D) “INTERLEAVING”: trata-se de uma técnica muito útil para a revisão, que procura evitar aquele fenômeno comum de nos esquecermos de matérias vistas há muito tempo. Essa técnica consiste em ficar alternando conteúdos diferentes no momento de estudo ou revisão (por exemplo, ao fazer exercícios), de forma que o cérebro seja obrigado a “se reconfigurar” para alternar raciocínios, aumentando o “empenho” da memória.

E) “FLASH CARDS”: essa é uma prática de auto-testagem muito utilizada por estudantes norte-americanos, mas pouco difundida no Brasil. Tipicamente, um “flash card” (ou “cartão de memória”) é um pedaço de papel em que se coloca um conteúdo em uma face (uma organela celular, o nome de uma doença, um conceito de física, uma função sintática, um período literário etc.) e, no verso, uma explicação, uma definição, uma fórmula, um desenho. Depois de ter preparado diversos cartões, o estudante pode se testar, olhando uma face, tentando produzir a resposta e só então olhando o verso. É possível até inverter a ordem: começar pela explicação e aí tentar descobrir o “nome” na outra face. Pode-se também fazer esse tipo de atividade em conjunto com outros colegas, em que um lança uma pergunta para o outro. É possível, ainda, misturar flash cards de diferentes disciplinas, para treinar de forma intercalada (ver “interleaving”, acima). Por isso mesmo, uma recomendação é que o aluno use cartões de diversas cores, uma para cada disciplina. É importante que o próprio aluno construa seus flash cards, pois esse esforço ativo já é parte do aprendizado. E uma grande vantagem é poder fazer uso dos muitos cartões várias vezes ao longo do ano letivo, motivo pelo qual é bom usar um papel mais firme.

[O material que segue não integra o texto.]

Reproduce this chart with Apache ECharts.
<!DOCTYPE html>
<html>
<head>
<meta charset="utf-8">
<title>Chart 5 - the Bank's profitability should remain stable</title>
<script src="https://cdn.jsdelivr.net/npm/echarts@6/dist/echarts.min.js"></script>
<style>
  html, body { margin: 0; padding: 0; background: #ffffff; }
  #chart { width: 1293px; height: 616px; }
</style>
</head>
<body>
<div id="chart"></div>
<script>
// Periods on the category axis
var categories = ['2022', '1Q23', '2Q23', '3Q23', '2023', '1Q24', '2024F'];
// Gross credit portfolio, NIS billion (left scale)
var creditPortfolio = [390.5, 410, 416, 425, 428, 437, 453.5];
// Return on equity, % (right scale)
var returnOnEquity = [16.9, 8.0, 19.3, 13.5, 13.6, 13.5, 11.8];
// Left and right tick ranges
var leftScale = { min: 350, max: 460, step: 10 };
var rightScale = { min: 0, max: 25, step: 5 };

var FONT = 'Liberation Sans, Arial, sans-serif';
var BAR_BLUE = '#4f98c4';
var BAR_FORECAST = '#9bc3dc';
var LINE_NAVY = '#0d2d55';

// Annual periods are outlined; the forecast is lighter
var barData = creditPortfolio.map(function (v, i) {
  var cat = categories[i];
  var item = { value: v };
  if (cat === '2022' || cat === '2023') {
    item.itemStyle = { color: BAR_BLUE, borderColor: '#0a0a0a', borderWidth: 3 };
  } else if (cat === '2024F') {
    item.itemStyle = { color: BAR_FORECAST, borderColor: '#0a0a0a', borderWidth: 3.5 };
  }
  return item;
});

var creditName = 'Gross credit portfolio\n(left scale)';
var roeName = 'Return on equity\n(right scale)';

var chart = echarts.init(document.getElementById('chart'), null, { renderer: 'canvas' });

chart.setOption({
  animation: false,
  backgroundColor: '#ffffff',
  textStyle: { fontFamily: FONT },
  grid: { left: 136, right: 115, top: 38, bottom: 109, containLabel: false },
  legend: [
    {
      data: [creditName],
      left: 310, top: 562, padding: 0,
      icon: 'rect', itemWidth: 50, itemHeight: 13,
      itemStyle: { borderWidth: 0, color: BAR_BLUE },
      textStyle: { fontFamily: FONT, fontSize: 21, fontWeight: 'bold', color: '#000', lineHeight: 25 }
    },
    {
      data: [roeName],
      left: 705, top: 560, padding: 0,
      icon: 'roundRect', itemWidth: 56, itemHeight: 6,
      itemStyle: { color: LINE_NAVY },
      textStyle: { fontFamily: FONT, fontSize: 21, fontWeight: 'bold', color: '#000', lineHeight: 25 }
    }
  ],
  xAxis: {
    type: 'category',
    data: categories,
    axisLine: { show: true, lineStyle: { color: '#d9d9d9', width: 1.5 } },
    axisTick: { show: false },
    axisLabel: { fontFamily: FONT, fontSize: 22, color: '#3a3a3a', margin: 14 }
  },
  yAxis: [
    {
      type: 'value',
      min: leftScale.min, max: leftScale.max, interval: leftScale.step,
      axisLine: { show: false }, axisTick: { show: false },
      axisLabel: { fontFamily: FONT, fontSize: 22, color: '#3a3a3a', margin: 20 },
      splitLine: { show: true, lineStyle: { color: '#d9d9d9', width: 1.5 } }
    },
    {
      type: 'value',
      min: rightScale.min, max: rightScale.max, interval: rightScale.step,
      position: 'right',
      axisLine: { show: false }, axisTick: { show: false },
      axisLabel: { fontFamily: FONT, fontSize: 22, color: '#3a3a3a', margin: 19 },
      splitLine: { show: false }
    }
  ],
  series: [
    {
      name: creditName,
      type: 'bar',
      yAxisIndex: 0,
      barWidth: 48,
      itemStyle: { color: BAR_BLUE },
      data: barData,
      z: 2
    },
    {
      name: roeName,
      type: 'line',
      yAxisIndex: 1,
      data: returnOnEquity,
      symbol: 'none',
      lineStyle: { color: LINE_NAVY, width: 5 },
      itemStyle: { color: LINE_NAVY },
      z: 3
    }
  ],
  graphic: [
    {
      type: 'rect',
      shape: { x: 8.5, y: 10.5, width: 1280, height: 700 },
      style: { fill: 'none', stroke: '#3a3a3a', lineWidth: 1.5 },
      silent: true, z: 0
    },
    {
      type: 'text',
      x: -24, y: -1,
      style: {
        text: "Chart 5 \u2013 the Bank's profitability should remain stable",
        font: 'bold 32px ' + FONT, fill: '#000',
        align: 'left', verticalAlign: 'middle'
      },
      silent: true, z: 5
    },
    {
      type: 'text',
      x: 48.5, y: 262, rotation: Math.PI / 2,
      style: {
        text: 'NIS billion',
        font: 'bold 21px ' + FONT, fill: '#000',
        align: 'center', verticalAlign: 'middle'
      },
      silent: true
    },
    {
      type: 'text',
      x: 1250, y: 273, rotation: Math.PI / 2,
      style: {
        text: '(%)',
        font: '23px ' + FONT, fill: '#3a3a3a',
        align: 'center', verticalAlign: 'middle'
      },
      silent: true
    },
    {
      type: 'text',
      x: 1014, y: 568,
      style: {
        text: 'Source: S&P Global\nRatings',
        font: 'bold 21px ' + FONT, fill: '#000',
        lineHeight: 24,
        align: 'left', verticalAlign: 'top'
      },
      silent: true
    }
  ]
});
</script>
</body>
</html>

F) CÁLCULOS SEM CALCULADORA: muitos estudantes usam calculadoras na hora de fazer contas no estudo em casa, para não perderem tempo. Esse “atalho”, no entanto, cobra um preço na hora das provas, pois a habilidade de se fazer raciocínios de forma autônoma fica atrofiada. Então, a recomendação é simplesmente abandonar as calculadoras no estudo independente.

G) CONCENTRAÇÃO NA ATIVIDADE: na hora do estudo sozinho, muitos estudantes usam o tempo de forma pouco produtiva, dispersando bastante a atenção. Com isso, a produtividade de um tarde de quatro horas de estudo, por exemplo, corresponde ao que um estudante concentrado produziria na metade do tempo.

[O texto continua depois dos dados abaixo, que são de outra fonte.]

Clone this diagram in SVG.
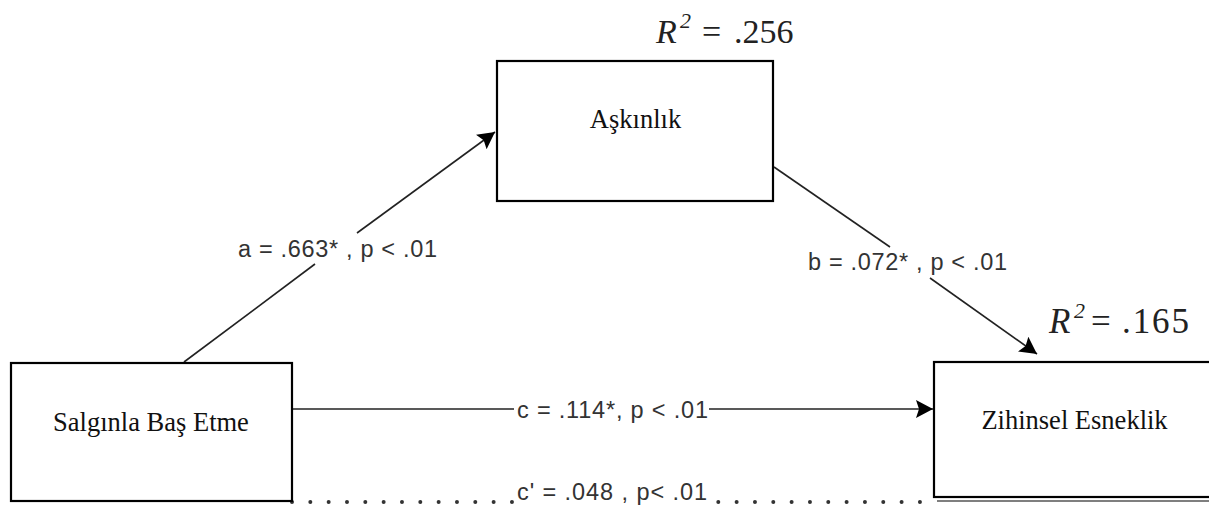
<svg xmlns="http://www.w3.org/2000/svg" width="1209" height="510" viewBox="0 0 1209 510">
<style>
.box{fill:#fff;stroke:#000;stroke-width:2.2}
.node{font-family:"Liberation Serif","Times New Roman",serif;font-size:26.5px;fill:#111;text-anchor:middle}
.lbl{font-family:"Liberation Sans",Arial,sans-serif;font-size:23.5px;fill:#333}
.conn{stroke:#222;stroke-width:1.6;fill:none}
.dots{stroke:#333;stroke-width:4;stroke-linecap:round;stroke-dasharray:0 18.33;fill:none}
.r2{font-family:"Liberation Serif","Times New Roman",serif;fill:#222}
</style>
<defs>
<marker id="arr" markerUnits="userSpaceOnUse" markerWidth="18" markerHeight="20" refX="17" refY="9" orient="auto" viewBox="0 0 18 18">
<path d="M0,0 L17,9 L0,18 L3,9 z" fill="#000"/>
</marker>
</defs>
<rect width="1209" height="510" fill="#fff"/>

<g id="connectors">
<line class="conn" x1="184" y1="362" x2="315" y2="264"/>
<line class="conn" x1="357" y1="233" x2="495" y2="132" marker-end="url(#arr)"/>
<line class="conn" x1="774" y1="167" x2="890" y2="247"/>
<line class="conn" x1="930" y1="278" x2="1037" y2="354" marker-end="url(#arr)"/>
<line class="conn" x1="292" y1="409" x2="514" y2="409"/>
<line class="conn" x1="709" y1="409" x2="933" y2="409" marker-end="url(#arr)"/>
<line class="dots" x1="292" y1="502" x2="513" y2="502"/>
<line class="dots" x1="718.3" y1="502" x2="921" y2="502"/>
<text class="lbl" x="238" y="257" textLength="199" lengthAdjust="spacing">a = .663* , p &lt; .01</text>
<text class="lbl" x="808" y="270" textLength="199" lengthAdjust="spacing">b = .072* , p &lt; .01</text>
<text class="lbl" x="517" y="418" textLength="191" lengthAdjust="spacing">c = .114*, p &lt; .01</text>
<text class="lbl" x="517" y="500" textLength="190" lengthAdjust="spacing">c' = .048 , p&lt; .01</text>
</g>

<g id="node-askinlik">
<rect class="box" x="497" y="61" width="276" height="140"/>
<text class="node" x="635.5" y="128">Aşkınlık</text>
<text class="r2" y="43" font-size="34"><tspan x="656" font-style="italic">R</tspan><tspan x="680" y="28" font-size="22" font-style="italic">2</tspan><tspan x="702" y="43">=</tspan><tspan x="734" y="43">.256</tspan></text>
</g>

<g id="node-salginla">
<rect class="box" x="11" y="363" width="281" height="138"/>
<text class="node" x="151" y="431">Salgınla Baş Etme</text>
</g>

<g id="node-zihinsel">
<rect class="box" x="934" y="362" width="290" height="135"/>
<line x1="937" y1="501" x2="1209" y2="501" stroke="#555" stroke-width="1.5"/>
<text class="node" x="1074.5" y="429">Zihinsel Esneklik</text>
<text class="r2" y="333" font-size="35"><tspan x="1049" font-style="italic">R</tspan><tspan x="1074" y="318" font-size="22" font-style="italic">2</tspan><tspan x="1091" y="333">=</tspan><tspan x="1122" y="333" textLength="67">.165</tspan></text>
</g>
</svg>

H) CRIAÇÃO DE “FORMULÁRIOS”: todos sabemos que não adianta decorar fórmulas sem conhecer sua aplicação. No entanto, também é verdade que, ao reconhecer um assunto, precisamos nos lembrar de fórmulas aplicáveis, e isso depende da nossa memória. Então, uma boa técnica é criar um “formulário”, ou seja, uma folha em que se anotem fórmulas muito importantes e seus assuntos. Como no caso dos “mapas mentais”, não adianta apenas obter um formulário pronto; a tarefa consiste em criá-lo.

Como sempre, é importante destacar que nenhuma mudança acontece de uma hora para outra. Além disso, nem sempre as pessoas conseguem superar limitações por conta própria. Assim, é necessário ter paciência e contar com pessoas e metodologias para saber o que fazer. Não existe mágica, mas podemos ter muita confiança de que esse longo caminho frutifica.